This post is reprinted from the blog of WGA member Isaac Ho.
Week six of the writers strike has concluded and I have some thoughts.
Next week the force majeur blood letting will begin. Most talent deals allow six weeks of suspended services due to an act of God before they can be terminated without penalty. I’ve always viewed this as the first of the unfortunate milestones the studios would let pass before any serious negotiations could begin.
I’m guessing that the next milestone would be the results of the February 2008 sweeps. By then, scripted shows will be gone and reality shows will be in heavy rotation. The third milestone will be if and when negotiations begin between the DGA and the AMPTP and we finally get a peek at the DGA’s demands and resolve.
NBC has quietly begun refunding television advertisers for underperforming in the ratings. What’s sad is that this fall season was supposed to be their ‘make goods’ from last year’s underperforming season. One can only guess where NBC’s ratings will go come January when they run out of scripted shows.
Viacom seriously needs its right hand to tell the left hand who it’s doing. While MTV Network freelancers (aka ‘permalancers’) walked off the job to protest anticipated cutbacks to their already meager benefits, Viacom reupped CBS CEO Leslie Moonves with a new contract that includes performance bonuses that would yield $30 million at the low end.
Not all multinational congloms are created equally. CBS is possibly the least vertically integrated of the congloms and most vulnerable to being gobbled up by Sony or Time Warner should there be a precipitous drop in its stock price.
In addition, what would be the fate of the nearly 400 production companies repped by the AMPTP who don’t have the deep pockets of congloms?
Peter Chernin, President of News Corp (Fox’s parent company) bragged during an earnings call with analysts:
Calling the strike “probably a positive” for the company, Chernin added: “We save more money in term deals and, you know, story costs and probably the lack of making pilots than we lose in potential advertising.”Fox has only 15 hours of prime time to fill per week while ABC, CBS and NBC have to fill 22 hours. Come January, Fox plans to air four hours per week of ratings juggernaut ‘American Idol.’ No word what their competitors will serve up in its path but chances are that the counter programming will be little more than sacrificial lambs.

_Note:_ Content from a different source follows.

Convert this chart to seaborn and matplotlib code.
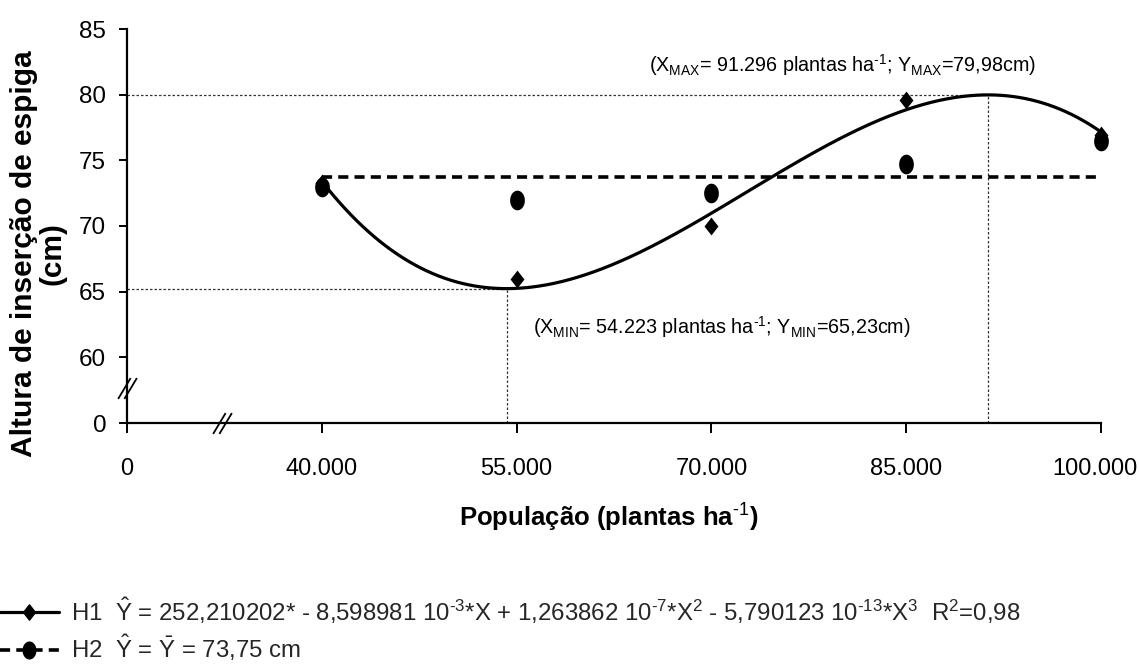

Why Hollywood is like Washington, DC
No one paid any attention to GOP presidential candidate Mike Huckabee when he was polling around 2%. Now that his support has grown to 21% (putting him only 1% behind front runner Rudy Giuliani) he is everyone’s favorite target.
Likewise, the AMPTP has criticized WGA’s themed pickets and rallies as mere ‘frivolity.’ It only recently began doing so because the pickets have been effective in swaying public opinion toward the WGA by putting a face to the people responsible for writing your favorite TV and film characters. Quite possibly, it may even have put pressure on the AMPTP’s uneasy alliance.
The AMPTP’s fear of the writers’ resolve has led them to attack WGA leadership hoping to divide the membership and undermine this unity. Should the writers cut back their themed pickets and rallies while openly criticizing their leadership, then the WGA’s own rank and file will have been tricked into doing the AMPTP’s job.
What is the AMPTP’s job right now? To weaken the WGA’s bargaining position as much as possible by fostering internal conflict to expose WGA’s ultimate bottom line.
If the WGA is forced to give away all its bargaining chips before the commencement of negotiations, then it will have no where to go but down once the AMPTP is finally ready to negotiate.
What’s tragic about the AMPTP’s refusal to negotiate is that while the increased package the WGA is asking for totals $151 million over three years, a prolonged strike could cost ABC, CBS and Fox $100 million each.
You have to wonder what the AMPTP is truly afraid of when this strike can be settled, literally, with pennies.